Die sogenannte Suspension ist der Reststoff aus der Behandlung der ange­fallenen Wässer aus der Sanierung der Urangrube in Königstein. Bei der Reinigung des Wassers wurde bisher das enthaltene Uran abgetrennt und schließlich verkauft. Dieser Prozess endet nun. Die enthaltenen Mengen sind mittlerweile so gering, dass eine separate Abtrennung nicht mehr sinn­voll ist.

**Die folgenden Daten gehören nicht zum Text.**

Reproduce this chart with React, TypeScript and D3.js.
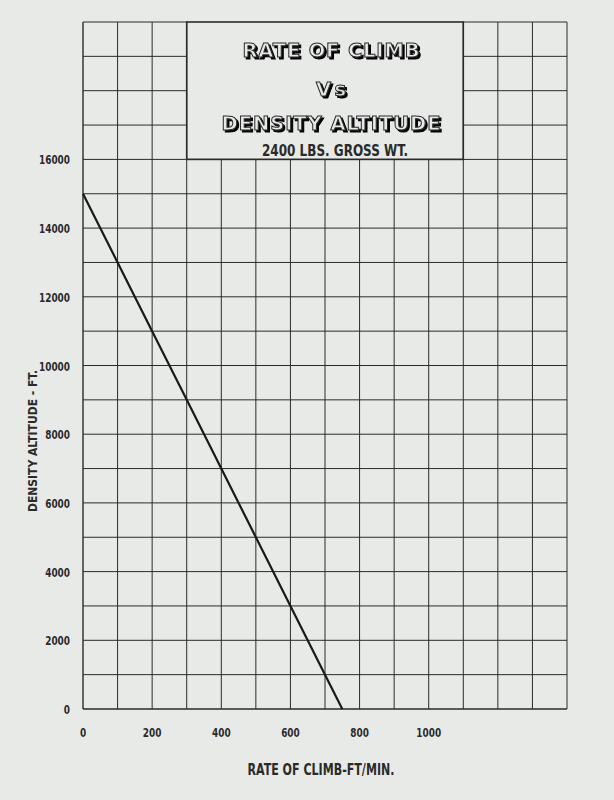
import React from "react";
import * as d3 from "d3";

const rateOfClimb = [0, 100, 200, 300, 400, 500, 600, 700, 750];
const densityAltitude = [15000, 13000, 11000, 9000, 7000, 5000, 3000, 1000, 0];
const xTickLabels = [0, 200, 400, 600, 800, 1000];
const yTickLabels = [0, 2000, 4000, 6000, 8000, 10000, 12000, 14000, 16000];
const titleLines = ["RATE OF CLIMB", "Vs", "DENSITY ALTITUDE"];
const subtitle = "2400 LBS. GROSS WT.";
const xTitle = "RATE OF CLIMB-FT/MIN.";
const yTitle = "DENSITY ALTITUDE - FT.";
const xMax = 1400;
const yMax = 20000;
const boxX = [300, 1100];
const boxYBottom = 16000;

const W = 614, H = 800;
const L = 83, R = 567, T = 22, B = 709;
const PAPER = "#e8eae8";
const INK = "#2a2a2a";
const FONT = "'DejaVu Sans Condensed', 'Roboto', sans-serif";

// title layout: [baseline y, width]
const titleGeom = [[57, 177], [96, 30], [130, 219]];

export default function App() {
  const x = d3.scaleLinear().domain([0, xMax]).range([L, R]);
  const y = d3.scaleLinear().domain([0, yMax]).range([B, T]);
  const xGrid = d3.range(0, xMax + 1, 100);
  const yGrid = d3.range(0, yMax + 1, 1000);
  const pts = rateOfClimb.map((r, i) => [r, densityAltitude[i]] as [number, number]);
  const line = d3.line<[number, number]>().x(d => x(d[0])).y(d => y(d[1]));

  return (
    <svg width={W} height={H} style={{ position: "absolute", left: 0, top: 0 }} fontFamily={FONT}>
      <defs>
        <filter id="sh" x="-10%" y="-20%" width="130%" height="160%">
          <feOffset in="SourceAlpha" dx={1.6} dy={1.6} result="o" />
          <feMerge>
            <feMergeNode in="o" />
            <feMergeNode in="SourceGraphic" />
          </feMerge>
        </filter>
      </defs>
      <rect x={0} y={0} width={W} height={H} fill={PAPER} />
      {/* vertical grid */}
      {xGrid.map(v => {
        const inside = v > boxX[0] && v < boxX[1];
        return (
          <line key={"vx" + v} x1={x(v)} x2={x(v)} y1={B} y2={inside ? y(boxYBottom) : T}
            stroke={INK} strokeWidth={v === 0 ? 1.4 : 1} />
        );
      })}
      {/* horizontal grid */}
      {yGrid.map(v => {
        if (v > boxYBottom) {
          return (
            <g key={"hy" + v}>
              <line x1={L} x2={x(boxX[0])} y1={y(v)} y2={y(v)} stroke={INK} strokeWidth={1} />
              <line x1={x(boxX[1])} x2={R} y1={y(v)} y2={y(v)} stroke={INK} strokeWidth={1} />
            </g>
          );
        }
        return <line key={"hy" + v} x1={L} x2={R} y1={y(v)} y2={y(v)} stroke={INK} strokeWidth={v === 0 ? 1.4 : 1} />;
      })}
      {/* title box */}
      <rect x={x(boxX[0])} y={T} width={x(boxX[1]) - x(boxX[0])} height={y(boxYBottom) - T}
        fill="none" stroke={INK} strokeWidth={1.6} />
      {/* title */}
      <g filter="url(#sh)">
        {titleLines.map((t, i) => (
          <text key={"t" + i} x={331} y={titleGeom[i][0]} textAnchor="middle" fontWeight="bold" fontSize={19.5}
            fontFamily="'DejaVu Sans', sans-serif" textLength={titleGeom[i][1]} lengthAdjust="spacing"
            fill={PAPER} stroke={INK} strokeWidth={1}>{t}</text>
        ))}
      </g>
      <text x={335} y={156} textAnchor="middle" fontWeight="bold" fontSize={15} fill={INK}
        textLength={146} lengthAdjust="spacingAndGlyphs">{subtitle}</text>
      {/* data line */}
      <path d={line(pts) || ""} fill="none" stroke="#1a1a1a" strokeWidth={2.2} />
      {/* y tick labels */}
      {yTickLabels.map(v => (
        <text key={"yl" + v} x={70} y={y(v) + 5} textAnchor="end" fontWeight="bold" fontSize={13} fill={INK}
          textLength={String(v).length * 6.2} lengthAdjust="spacingAndGlyphs">{v}</text>
      ))}
      {/* x tick labels */}
      {xTickLabels.map(v => (
        <text key={"xl" + v} x={x(v)} y={737} textAnchor="middle" fontWeight="bold" fontSize={13} fill={INK}
          textLength={String(v).length * 6.2} lengthAdjust="spacingAndGlyphs">{v}</text>
      ))}
      <text x={321} y={775} textAnchor="middle" fontWeight="bold" fontSize={15} fill={INK}
        textLength={147} lengthAdjust="spacingAndGlyphs">{xTitle}</text>
      <text transform="translate(37,441) rotate(-90)" textAnchor="middle" fontWeight="bold" fontSize={13} fill={INK}
        textLength={142} lengthAdjust="spacingAndGlyphs">{yTitle}</text>
    </svg>
  );
}
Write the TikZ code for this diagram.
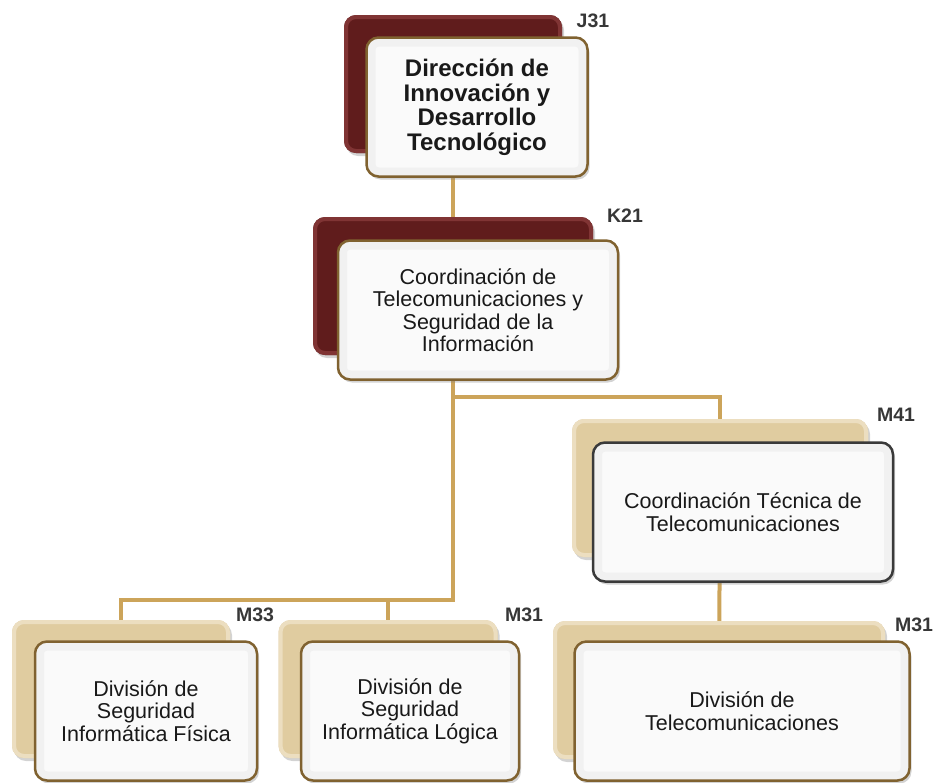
\documentclass[tikz,border=0pt]{standalone}
\usepackage{fontspec}
\setmainfont{Liberation Sans}
\usetikzlibrary{shadows,backgrounds}

\definecolor{vino}{RGB}{96,28,28}
\definecolor{vinoclaro}{RGB}{128,52,52}
\definecolor{arena}{RGB}{224,204,160}
\definecolor{arenaclara}{RGB}{236,222,192}
\definecolor{oro}{RGB}{204,164,90}
\definecolor{marco}{RGB}{128,98,48}
\definecolor{marcogris}{RGB}{58,58,58}
\definecolor{clavegris}{RGB}{55,55,55}

\tikzset{
  fondo/.style={rounded corners=12pt, minimum height=138pt, inner sep=0pt,
    drop shadow={opacity=0.35, shadow xshift=2pt, shadow yshift=-3pt}},
  fondovino/.style={fondo, minimum width=#1, fill=vino,
    path picture={\draw[vinoclaro, line width=8pt, rounded corners=12pt]
      (path picture bounding box.south west) rectangle (path picture bounding box.north east);}},
  fondoarena/.style={fondo, minimum width=#1, fill=arena,
    path picture={\draw[arenaclara, line width=8pt, rounded corners=12pt]
      (path picture bounding box.south west) rectangle (path picture bounding box.north east);}},
  frente/.style={rounded corners=12pt, minimum width=#1, minimum height=139pt,
    inner sep=0pt, align=center, fill=gray!4, draw=marco, line width=2.5pt,
    text=black!90, font=\fontsize{21.5}{22.5}\selectfont,
    drop shadow={opacity=0.35, shadow xshift=2pt, shadow yshift=-3pt},
    path picture={\draw[gray!11, line width=18pt, rounded corners=12pt]
      (path picture bounding box.south west) rectangle (path picture bounding box.north east);}},
  clave/.style={font=\bfseries\fontsize{19.5}{20}\selectfont, text=clavegris, inner sep=0pt},
  enlace/.style={oro, line width=4pt}
}

\begin{document}
\begin{tikzpicture}[x=1pt, y=-1pt]
    \useasboundingbox (0,0) rectangle (940,782);

    % Direccion
    \node[fondovino=218pt] (dirFondo) at (453,84) {};
    \node[frente=221pt, font=\bfseries\fontsize{24}{24.5}\selectfont] (dir) at (477,107)
        {Dirección de\\Innovación y\\Desarrollo\\Tecnológico};
    \node[clave] (dirClave) at (593,21) {J31};

    % Coordinacion de telecomunicaciones
    \node[fondovino=280pt] (coorFondo) at (453,286) {};
    \node[frente=280pt] (coor) at (478,310)
        {Coordinación de\\Telecomunicaciones y\\Seguridad de la\\Información};
    \node[clave] (coorClave) at (625,216) {K21};

    % Coordinacion tecnica
    \node[fondoarena=296pt] (tecFondo) at (720,488) {};
    \node[frente=300pt, draw=marcogris] (tec) at (743,512)
        {Coordinación Técnica de\\Telecomunicaciones};
    \node[clave] (tecClave) at (896,415) {M41};

    % Divisiones
    \node[fondoarena=218pt] (fisFondo) at (121,689) {};
    \node[frente=222pt] (fis) at (146,711)
        {División de\\Seguridad\\Informática Física};
    \node[clave] (fisClave) at (255,615) {M33};

    \node[fondoarena=219pt] (logFondo) at (388,689) {};
    \node[frente=218pt] (log) at (410,711)
        {División de\\Seguridad\\Informática Lógica};
    \node[clave] (logClave) at (524,615) {M31};

    \node[fondoarena=332pt] (telFondo) at (719,690) {};
    \node[frente=335pt] (tel) at (742,711)
        {División de\\Telecomunicaciones};
    \node[clave] (telClave) at (914,625) {M31};

    % Enlaces
    \coordinate (ramaA) at (0,397);
    \coordinate (ramaB) at (0,600);
    \begin{scope}[on background layer]
        \draw[enlace] (dirFondo.center) -- (coorFondo.center);
        \draw[enlace] (coorFondo.center) |- (ramaA -| tecFondo.center) -- (tecFondo.center);
        \draw[enlace] (coorFondo.center) |- (ramaB -| fisFondo.center) -- (fisFondo.center);
        \draw[enlace] (ramaB -| logFondo.center) -- (logFondo.center);
        \draw[enlace] (tecFondo.center) -- (telFondo.center);
    \end{scope}
\end{tikzpicture}
\end{document}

Seit dem Ende des Uranerzbergbaus 1990 wird kein Uran mehr in Deutsch­land produziert. Dennoch fielen bis heute bei der Sanierung der Hinterlas­senschaften in Sachsen und Thüringen noch insgesamt 3 350 Tonnen Uran an, die verkauft wurden.
 
Bis 1990 war die DDR der viertgrößte Uranproduzent der Welt. Von 1946 bis zur Einstellung der Uranproduktion 1990 wurden in Sachsen und Thürin­gen 216.350 Tonnen Uran produziert und in die damalige Sowjetunion ge­liefert. Seit 1991 hat sich die Wismut GmbH der herausfordernden Aufgabe gestellt, die Wunden des Uranerzbergbaus in Sachsen und Thüringen zu heilen. Bisher wurden hierfür 6,8 Milliarden Euro Bundesmittel bereitgestellt. Wesentliche Meilensteine sind erreicht: Mehr als eine Milliarde Tonnen an radioaktiven Rückständen wurden stabilisiert, Gefahren beseitigt, Risiken minimiert. Neu entstandene Landschaften, besiedelt von seltenen Tier- und Pflanzenarten, künden vom gewaltigen Transformationsprozess. Die Aufga­ben der Zukunft bleiben herausfordernd und komplex. Sie werden noch Ge­nerationen beschäftigen und den Einsatz materieller, personeller und finan­zieller Ressourcen erfordern.
 
Die Bewältigung der Hinterlassenschaften des Uranerzbergbaus war eine der größten ökologischen und technischen Herausforderungen im wieder­vereinigten Deutschland. Seit 1991 arbeitet die Wismut GmbH im Auftrag der Bundesregierung erfolgreich an der Stilllegung und Sanierung ehemali­ger Uranproduktionsstandorte in Sachsen und Thüringen. Eine Mammutauf­gabe, die weltweit ihres Gleichen sucht.
 
Wegen ihrer Uranvorkommen rückten nach dem zweiten Weltkrieg das Erz­gebirge und Ostthüringen in den Brennpunkt der Geschichte. Um den Rüs­tungsvorsprung der USA aufzuholen, forcierte die sowjetische Besatzungs­macht die Gewinnung von Uran in der Region in rücksichtsloser Art und Weise. Bis 1953 erfolgte die Ausbeutung ostdeutscher Uranvorkommen für das Atomprogramm der UdSSR als Reparationsleistung.
 
Das im Kalten Krieg gegründete Bergbauunternehmen Wismut entwickelte sich bis 1990 zum größten Einzelproduzenten von Urankonzentraten welt­weit. Den Preis bezahlten die Menschen vor Ort: Mit zerstörten Landschaf­ten, verschwundenen Ortschaften, massiven Verunreinigungen von Luft, Böden und Gewässern, mit Gesundheitsschäden, sozialen Verwerfungen und zurückbleibenden ökologischen Risiken.
 
Im Zuge der Wiedervereinigung Deutschlands übernahm die Bundes­republik die Verantwortung für die Hinterlassenschaften des ostdeutschen Uranerzbergbaus in all seinen ökologischen, finanziellen und sozialen Dimensionen.